Text-mining proves that the vocabulary of rappers is significantly richer than that of the Backstreet Boys or Britney Spears
Natural Language Processing (NLP) is a computer science discipline that analyzes and extracts information from texts. Sentiment Analysis and Emotion Mining are sub-fields of this discipline. Sentiment analysis examines whether a text has a rather positive or negative undertone. Emotion Mining analyzes how much of a specific emotion the text expresses (e.g. fear, joy, sadness, etc.).
Sentiment Analysis and Emotion Mining have many possible commercial applications like helping customer care services and recommending music or movies to online shoppers. In (criminal) investigations, locating emotional communication based on key words expressing anger, cursing or threats can be a good starting point to find out what people want to cover up or hide.
The Data Science R&D department of ZyLAB has close connections with the Department of Data Science and Knowledge Engineering of the Maastricht University. Both teams conduct research in the fields of intelligent search, information extraction, topic modeling and machine learning.
In his project “Sentiment, Emotion & Vocabulary Analysis on Music Lyrics”, Thomas Vrancken conducted a sentiment and emotion analysis on 57 651 songs from 643 artists. For each artist, he assessed a positive and negative sentiment score, as well as a score for each of the eight main emotions joy, sadness, anger, fear, trust, disgust, anticipation, surprise. Both analyses used a tf-idf algorithm.
In addition, Vrancken conducted an analysis to determine the wideness of each artist's vocabulary, based on the number of different words the singer uses.
The top rankings of sentiment and emotion scores are made of artists that were expected to be there.
Surprisingly, there is a strong positive correlation between joy and sadness. Apparently, artists who sing a lot about joy also express a lot of sadness. Intuitively, these results make sense. Artists (especially pop artists) that sing a lot about happy feelings also tend to produce more melancholic songs about love and heartaches. Conversely, most rock and rap artists reflect neither of these emotions in their songs.

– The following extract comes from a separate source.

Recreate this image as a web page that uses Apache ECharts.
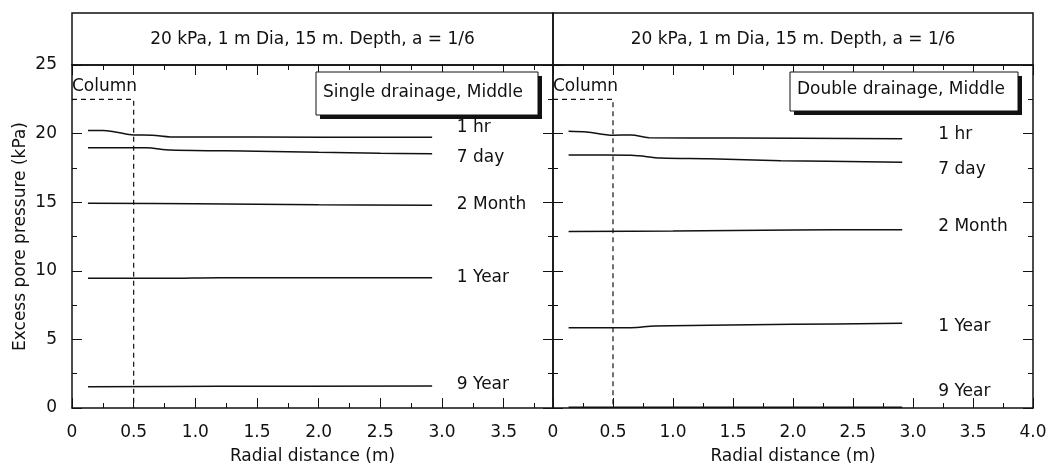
<!DOCTYPE html>
<html><head><meta charset="utf-8">
<script src="https://cdn.jsdelivr.net/npm/echarts@6.0.0/dist/echarts.min.js"></script>
<style>html,body{margin:0;padding:0;background:#fff}#c{width:1054px;height:473px}</style>
</head><body><div id="c"></div>
<script>
// ---- data ----
const curveNames = ['1 hr', '7 day', '2 Month', '1 Year', '9 Year'];
const panelTitles = ['20 kPa, 1 m Dia, 15 m. Depth, a = 1/6', '20 kPa, 1 m Dia, 15 m. Depth, a = 1/6'];
const panelCases = ['Single drainage, Middle', 'Double drainage, Middle'];
const xAxisMax = [3.9, 4.0];

const single1hr   = [[0.13,20.22],[0.25,20.22],[0.35,20.12],[0.5,19.9],[0.65,19.88],[0.8,19.76],[1.5,19.75],[2.92,19.73]];
const single7day  = [[0.13,18.97],[0.6,18.96],[0.8,18.8],[1.5,18.72],[2.0,18.64],[2.5,18.57],[2.92,18.53]];
const single2mon  = [[0.13,14.93],[1.0,14.88],[2.0,14.81],[2.92,14.77]];
const single1yr   = [[0.13,9.45],[0.75,9.45],[1.2,9.5],[2.92,9.5]];
const single9yr   = [[0.13,1.55],[1.2,1.58],[2.92,1.6]];

const double1hr   = [[0.13,20.18],[0.28,20.12],[0.5,19.88],[0.65,19.9],[0.8,19.7],[1.5,19.68],[2.91,19.63]];
const double7day  = [[0.13,18.44],[0.65,18.42],[0.9,18.22],[1.3,18.17],[1.9,18.03],[2.91,17.92]];
const double2mon  = [[0.13,12.87],[1.0,12.9],[2.0,12.97],[2.91,13.0]];
const double1yr   = [[0.13,5.85],[0.65,5.85],[0.85,5.98],[1.3,6.03],[2.0,6.1],[2.91,6.17]];
const double9yr   = [[0.13,0.05],[2.91,0.05]];

// curve-name annotation anchors (data units)
const singleLabelX = 3.12;
const singleLabelY = [20.42, 18.27, 14.82, 9.51, 1.73];
const doubleLabelX = 3.21;
const doubleLabelY = [19.95, 17.39, 13.24, 5.93, 1.17];

// stone column outline (radius 0.5 m)
const columnOutline = [[0,22.5],[0.5,22.5],[0.5,0]];
const columnLabelAt = [0.0, 23.4];

// ---- chart ----
const FONT = 'DejaVu Sans';
const INK = '#111';
const FS = 17;
const panels = [
  {curves:[single1hr,single7day,single2mon,single1yr,single9yr], lx:singleLabelX, ly:singleLabelY},
  {curves:[double1hr,double7day,double2mon,double1yr,double9yr], lx:doubleLabelX, ly:doubleLabelY}
];
const gridRects = [{left:72, right:501, top:65, bottom:65}, {left:553, right:21, top:65, bottom:65}];

const grid = [gridRects[0], gridRects[1], gridRects[0], gridRects[1]];
function line() { return {show:true, onZero:false, lineStyle:{color:INK, width:1.5}}; }
function noLine() { return {show:false, onZero:false}; }
function tick(len) { return {show:true, inside:true, length:len, lineStyle:{color:INK, width:1}}; }
const xAxis = [];
const yAxis = [];
// main x axes (grids 0,1)
[0,1].forEach(p => {
  const base = {type:'value', gridIndex:p, min:0, max:xAxisMax[p], interval:0.5, splitLine:{show:false}};
  xAxis.push(Object.assign({}, base, {position:'bottom', axisLine:line(), axisTick:tick(10),
    axisLabel:{show:true, fontFamily:FONT, fontSize:FS, color:INK, margin:16, showMaxLabel: p===1,
      formatter: v => v===0 ? '0' : v.toFixed(1)},
    name:'Radial distance (m)', nameLocation:'middle', nameGap:40,
    nameTextStyle:{fontFamily:FONT, fontSize:FS, color:INK}}));
  xAxis.push(Object.assign({}, base, {position:'top', axisLine:line(), axisTick:tick(10), axisLabel:{show:false}}));
});
// minor x axes (overlay grids 2,3)
[0,1].forEach(p => {
  const base = {type:'value', gridIndex:p+2, min:0, max:xAxisMax[p], interval:0.25, axisLine:noLine(), splitLine:{show:false},
    axisLabel:{show:false}};
  xAxis.push(Object.assign({}, base, {position:'bottom', axisTick:tick(5)}));
  xAxis.push(Object.assign({}, base, {position:'top', axisTick:tick(5)}));
});
// main y axes (grids 0,1)
[0,1].forEach(p => {
  const base = {type:'value', gridIndex:p, min:0, max:25, interval:5, splitLine:{show:false}};
  const left = Object.assign({}, base, {position:'left', axisLine:line(), axisTick:tick(10), axisLabel:{show:false}});
  if (p === 0) {
    left.axisLabel = {show:true, fontFamily:FONT, fontSize:FS, color:INK, margin:15};
    left.name = 'Excess pore pressure (kPa)';
    left.nameLocation = 'middle';
    left.nameGap = 43;
    left.nameTextStyle = {fontFamily:FONT, fontSize:FS, color:INK};
  }
  yAxis.push(left);
  yAxis.push(Object.assign({}, base, {position:'right', axisLine:line(), axisTick:tick(10), axisLabel:{show:false}}));
});
// minor y axes (overlay grids 2,3)
[0,1].forEach(p => {
  const base = {type:'value', gridIndex:p+2, min:0, max:25, interval:2.5, axisLine:noLine(), splitLine:{show:false},
    axisLabel:{show:false}};
  yAxis.push(Object.assign({}, base, {position:'left', axisTick:tick(5)}));
  yAxis.push(Object.assign({}, base, {position:'right', axisTick:tick(5)}));
});

const series = [];
panels.forEach((pn, p) => {
  const xi = p*2, yi = p*2;
  pn.curves.forEach((c, i) => {
    series.push({type:'line', name:curveNames[i], xAxisIndex:xi, yAxisIndex:yi, data:c, smooth:0.35,
      symbol:'none', lineStyle:{color:INK, width:1.5}, silent:true, z:3});
  });
  series.push({type:'line', xAxisIndex:xi, yAxisIndex:yi, data:columnOutline, symbol:'none',
    lineStyle:{color:INK, width:1.2, type:[5,4]}, silent:true, z:2});
  series.push({type:'scatter', xAxisIndex:xi, yAxisIndex:yi, symbolSize:0, silent:true,
    itemStyle:{opacity:1, color:INK},
    data: curveNames.map((n,i) => [pn.lx, pn.ly[i], n]).concat([[columnLabelAt[0], columnLabelAt[1], 'Column']]),
    label:{show:true, position:'right', distance:0, formatter: d => d.value[2],
      fontFamily:FONT, fontSize:FS, color:INK, opacity:1}, z:4});
});
// overlay grids need a series each so their cartesians exist
series.push({type:'line', xAxisIndex:4, yAxisIndex:4, data:[], silent:true});
series.push({type:'line', xAxisIndex:6, yAxisIndex:6, data:[], silent:true});

function titleBox(p) {
  const r = gridRects[p];
  const x = r.left, w = 1054 - r.right - r.left;
  return [
    {type:'rect', shape:{x:x, y:13, width:w, height:52}, style:{fill:'none', stroke:INK, lineWidth:1.5}, z:100},
    {type:'text', x:x + w/2, y:40, style:{text:panelTitles[p], fontFamily:FONT, fontSize:FS, fill:INK, align:'center', verticalAlign:'middle'}, z:101}
  ];
}
function caseBox(p, bx, by, bw, bh, ty) {
  return [
    {type:'rect', shape:{x:bx+4, y:by+4, width:bw, height:bh}, style:{fill:'#111'}, z:100},
    {type:'rect', shape:{x:bx, y:by, width:bw, height:bh}, style:{fill:'#fff', stroke:INK, lineWidth:1}, z:101},
    {type:'text', x:bx+7, y:ty, style:{text:panelCases[p], fontFamily:FONT, fontSize:FS, fill:INK, align:'left', verticalAlign:'middle'}, z:102}
  ];
}

const option = {
  animation:false,
  backgroundColor:'#fff',
  grid, xAxis, yAxis, series,
  graphic: [].concat(titleBox(0), titleBox(1), caseBox(0, 316, 72, 222, 43, 93), caseBox(1, 790, 72, 228, 39, 90))
};
const chart = echarts.init(document.getElementById('c'), null, {renderer:'canvas'});
chart.setOption(option);
</script>
</body></html>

Less surprisingly, these results show a negative correlation between joy and anger, but a strong positive correlation between anger and fear. The other correlation seem less relevant. These results statistically now prove this relation
Looking at the ranking for the vocabulary score, one can identify some artists that are known to be quite lyrical (e.g. Eminem, Wu-Tang Clan, etc). They also confirm the notion that hip-hop artists in general have quite a wide vocabulary.
However, the breaking ground results came from calculating regressions and correlations between these scores. These showed that: (1) Artists who express more negative sentiments than positive also tend to be more lyrical, i.e. have a wider vocabulary. (2) Artists that express joy and/or sadness tend to be less lyrical and use a much smaller vocabulary. (3) Artists that use words associated with rap music are more lyrical and have a significantly richer vocabulary than artists that use words linked with pop such as Backstreet Boys or Britney Spears.
These results bring statistical proof of many theories about music. For instance, that pop-artists do not bother to develop rich lyrics, whereas hip-hop artists do. By now, you probably wonder where Justin Bieber stands on this list? Well: very close to bottom of the list with artist with the smallest vocabulary.
Thank you Thomas Vrancken for a great research project!